Chapter 3
How Companies Can Prepare
Collaborations are only useful when they raise the bar. That means we and our companies need to be committed to raising the bar, and to making it happen. Let's be more direct, less comfortable, and challenge each other.
—Michael Kobori, Vice President, Sustainability, Levi Strauss & Co.
In addition to the design of the initiative, our research underlines that collaboration success is highly contingent on the preparedness and commitment of participants. Even the most thoughtfully designed collaboration will founder when participating organizations are not prepared to collaborate. Participants are often surprised by the level of preparation, resource allocation, time, and commitment to the long game required to be successful in their collaborative efforts.
Our guidance to individual companies seeking to achieve impact through collaboration is organized around three basic principles: systematically evaluating, investing in, and committing to the collaborative initiatives that are critical to business success and social value creation. These preparatory steps also reinforce the key success factors for high-impact collaborations, ensuring that the company's contributions strengthen the initiatives they participate in.
Evaluate
Companies need to invest time and resources in appropriately evaluating whether and how collaboration yields impact and business results. From the outset, companies should confidently and positively confirm that collaboration is the best answer to addressing a problem or delivering a solution. Secondly, collaborations are not created equal: Some will be more effective or better suited to deliver on company objectives. Establishing the business case for engagement is essential for generating sustained commitment, as well as for securing required internal and external buy-in. Thirdly, companies should identify any possible red lines that will determine how it may engage (or not) with a collaboration.
Collaboration needs to be part of normal business, integrated into the way we run our projects. It is not just a task of the sustainability team, but of all teams.
—Chiel Seinen, Manager, Stakeholder Relations, Shell International
Invest
Once the company has identified the collaborations it will participate in, the next step is to determine what level of support the company should and can provide to resource the effort. This involves securing internal leadership support, allocating resources, and staffing the right people to participate and represent the company.
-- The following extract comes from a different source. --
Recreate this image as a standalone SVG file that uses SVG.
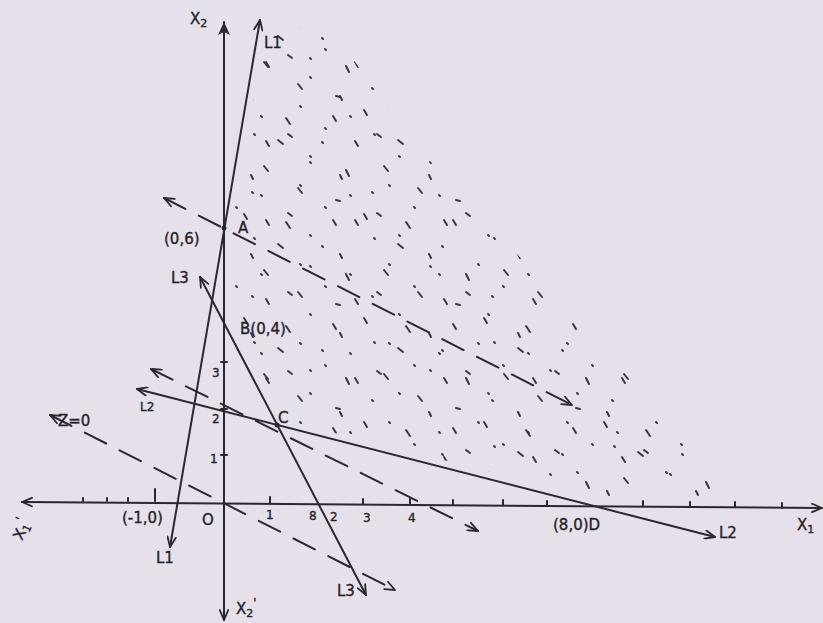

It may be helpful to think of collaborative efforts as another form of R&D: a business function that requires some space, time, and resources in order to deliver value back to the company in the form of new ideas, approaches, products, and services. Staff who participate in the collaboration can then deliver on the company's responsibilities and confidently make decisions on behalf of the company.
Commit
The companies that get the most out of collaborative efforts make a deep commitment to ensuring their success. They integrate learnings from the partnership to align key internal functions such as public relations, government relations, procurement, and legal teams in support of the collaboration's objectives. They play active roles in the collaboration, joining governance bodies, taking accountability for their responsibilities, and providing timely feedback to ensure the initiative moves ahead. They champion the effort internally, taking the lead on implementation and piloting the collaboration's concepts, as well as externally, leveraging their relationships to encourage other companies and critical partners to engage. Finally, they are patient, and remain committed to the long haul.